Un avilissement soudain

22.2.10

image Je l’ai encore perdue. Tous les soirs, à la même heure, c’est la même chose. Je ne sais pas pourquoi elle s’évertue à me fausser compagnie. Elle, ma camarade de somnolence, celle qui me donne la vision éclair du monde. Celle qui m’octroie le choix, la possibilité de jalonner comme bon me semble la journée évanouie ailleurs, chez les autres, dans le monde réel ou inventé. Car ma journée, je veux l’oublier. Elle n’a été que sinistrose, morosité et ineptie d’une vie consumériste.

Rude et harassant, mon labeur laisse d’accablantes traces, auréoles de sueurs ruisselantes sous les aisselles et huile invisible de coudes râpés sur le rebord d’un bureau. J’ai besoin de décompresser. Et elle, elle n’est pas là ! Pourquoi me joue-t-elle ce vilain tour de passe-passe ? J’imagine en mon absence la manigance de son escapade. Sournoise, je la vois ramper sous les draps, se faufiler sous le matelas ou, mieux, se dissimuler dans un endroit inimaginable afin d’échapper à ma vigilance.

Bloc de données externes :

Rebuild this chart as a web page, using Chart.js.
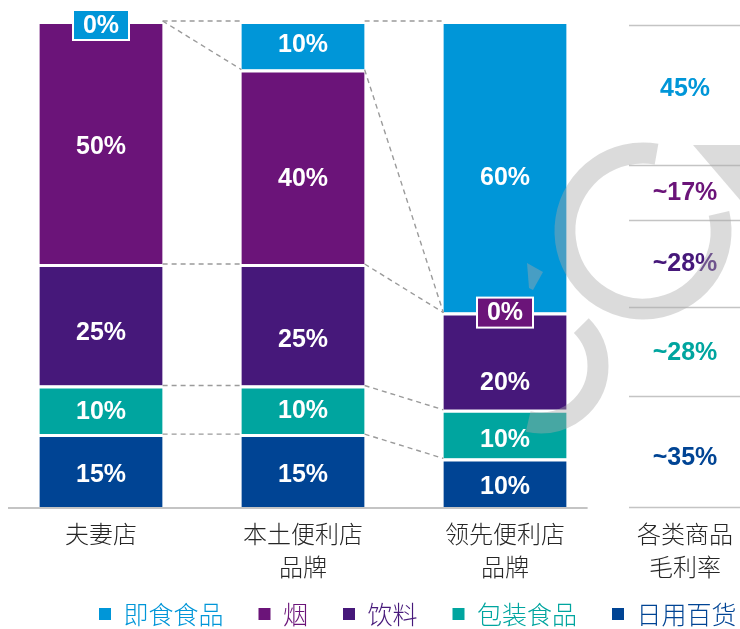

Une fois bien camouflée, elle doit patiemment guetter mon arrivée, et rire sous cape de l’énervement qu’elle va provoquer.

Chaque jour, son dessein est de me narguer, de m’excéder au moment choisi. Elle le sait, elle jubile. Elle est d’autant plus perverse qu’elle sait se faire oublier. La soirée se déroule sans que son absence ne pose problème. Sa nécessité, elle le sait, ne se fera sentir que plus tard, au moment où je voudrais jeter une dernière réflexion à la vie avant de m’endormir. Et ce n’est que lorsque l’instant arrive que je m’aperçois de sa duplicité. Je me couche, m’installe confortablement et tâte mon lit fébrilement. Moi qui la crois gentiment alanguie sur ma couche, il n’en est rien. Elle n’est pas là. Pourtant, je sais qu’elle n’est pas loin, que son importance ne peut la tenir trop distante de son fidèle complice. Elle n’est rien sans moi ! A cette heure, je ne suis plus rien sans elle. Mon lit, le bureau, sur le sol. Il est impossible que je l’aie posée ailleurs qu’autour de ce périmètre restreint. Et je rage, peste, débite les mots les plus insultants à son encontre en remuant mon plumard dans tous les sens. Je ne peux pas croire que, dans un moment d’égarement, j’ai pu la laisser libre de tout mouvement, à la dérive et donc à la merci de cet avilissement soudain.

Draps, couvertures, oreillers volent de toute part. Je crie, je hurle et finis par me lever. Une simple pression sur le bouton « ON » de mon téléviseur et la voilà qui réapparaît arrogante dans une rainure du sommier. Satanée télécommande.